The PAN, suspended in 2011, became a household name with the release of the book, and was later red-flagged in the SSA high-level review panel report.

The 10-member panel, chaired by Dr Sydney Mufamadi, found widespread abuse of the country's intelligence services for political ends, including internal ANC factional battles.

According to the SSA report and Pauw's book, there was nothing necessarily sinister in setting up the PAN as it was initially envisioned, News24 reported previously.

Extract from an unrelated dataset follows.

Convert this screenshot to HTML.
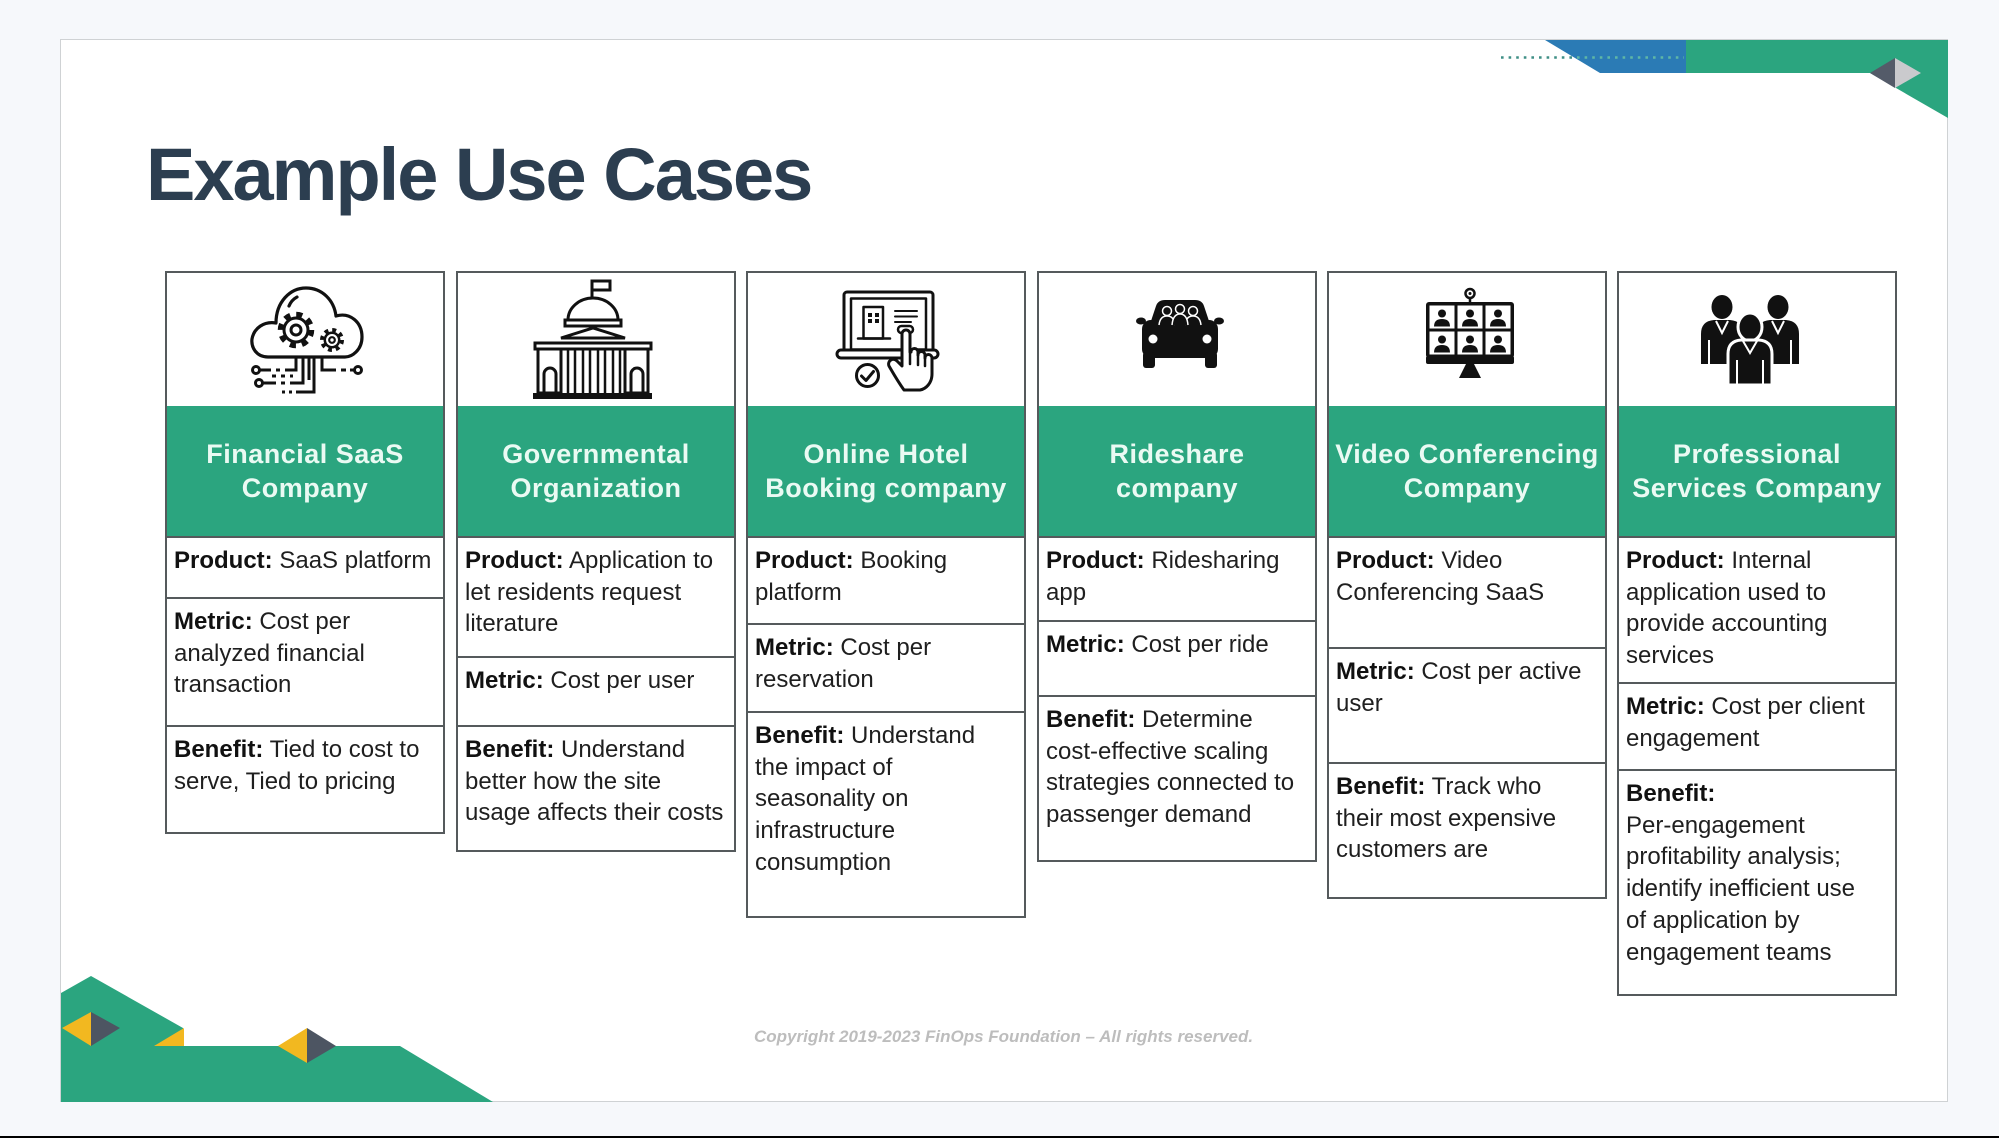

However, the allegations put before the SSA high-level review panel about the PAN were "disturbing", according to the report.

"It appeared to the panel that there had been instances of serious criminal behaviour, which had taken place under the guise of conducting covert work and that this behaviour may have involved theft, forgery and uttering, fraud, corruption and even bordered on transgressions of the Prevention of Organised Crime Act," according to the SSA report.

But Fraser said last month that the panel had essentially lied to President Cyril Ramaphosa in its report and had taken a "myopic" approach.

He set out the various reasons why the panel's findings would have given Ramaphosa a tainted view of the problems in the intelligence agencies.

Fraser said the PAN had been around for years, but a decision was taken in 1999 to review it because agents were targeting "former liberation movements".

There was also "little control over their revenue generation from the businesses that they were using as front companies", he said.

"It is these same individuals, who previously infiltrated liberation movements, who later migrated into intelligence structures after amalgamation and continued their practices and management of sources stemming from the former apartheid era into the democratic dispensation," Fraser added at the time.

He said the panel investigated some breaches within the PAN, but ignored other intelligence breaches.

These include tobacco smuggling and intelligence operations against the South African Revenue Services' probe of it; and the leaking of classified documents to news agency Al Jazeera.

Fraser said the report made contradictory remarks about alleged political interference in the intelligence services.

The report says that politically loyal individuals were deployed to the intelligence agencies by politicians, and that the executive ignored warnings about the influence of "a certain family" over the president - presumably, a reference to the Guptas.